Network/Connectivity issues
Gather the following list of information to troubleshoot connectivity issues:
- Identify and verify the list of services and port configurations:
[oc/kubectl] get services –n <namespace> -o wide
- Identify and verify list of ingress/routes along with the host names,
service ports, and TLS configurations:
[oc/kubectl] get ingress –n <namespace> -o wide
oc get routes -n <namespace> -o wide
Note: For dashboard route configured for re-encrypt encryption, verify that the destinationCACertificate on the route matches with the ASISSLCert or the certificate patched in the secret configured against the asi.internalAccess.tlsSecretName in the helm values overrides file. - Identify and verify the list of network policies to check if any policy is
blocking traffic on an ingress or egress endpoint:
[oc/kubectl] get networkpolicy –n <namespace> -o wide
- Identify and verify the external load balancer and/or ingress controller
configurations:Execute into the pod and run basic connectivity tests to check network connectivity to the database or other affected services.
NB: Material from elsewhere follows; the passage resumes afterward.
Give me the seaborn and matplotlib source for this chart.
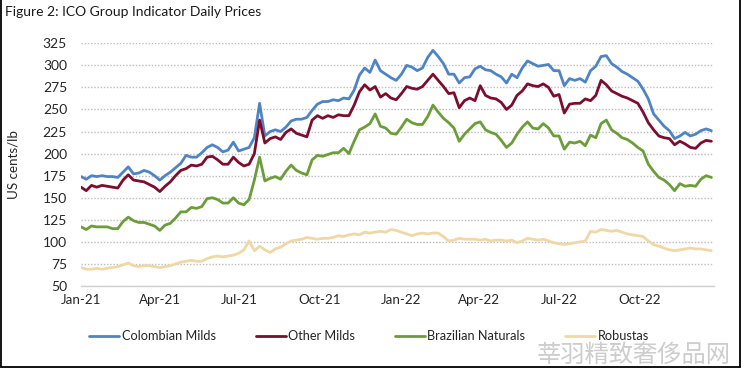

To do this:
- Run the command to open an interactive shell in the
pod:
This can also be accessed from the OpenShift web console pod terminal.[oc/kubectl] exec <pod-name> -it bash
- Once inside the pod, capture output for basic networking tests
using ping, netstat, and curl tools:
ping <destination addresss>
netstat –aneo
curl –v protocol://host:port
- Run the command to open an interactive shell in the
pod:
Performance Issues
Gather the following list of information to troubleshoot performance issues:
- CPU and Memory.
- Total CPU and memory available on the worker nodes.
- CPU and memory assigned to the pods and the number of application pods.
- Obtain the Pod CPU and Memory usage metrics from OpenShift web console or any other basic monitoring tool configured on the cluster. The metric should be captured for the duration of the current issue.
- Provide storage details (type and size). Cloud storage is usually controlled by IOPS/GB.
- Type of worker nodes. For example, AWS has several node classes and some limit the network bandwidth.
- Database type and size. Identify if it's an enterprise class cloud service. Ensure the recommended database settings are enabled. For more information, see Database Management.
- Standard Sterling B2B Integrator tuning. Capture the tuning.properties applied to the ASI/AC pods along with snapshots of the queue watcher for queue depth and active queue threads. Also, capture snapshots of the database statistics from the troubleshooting section on dashboard.
- Capture java core and heap dumps to analyze the performance related issue. To generate the java core or heap dump files, see Generating Java Core Dumps.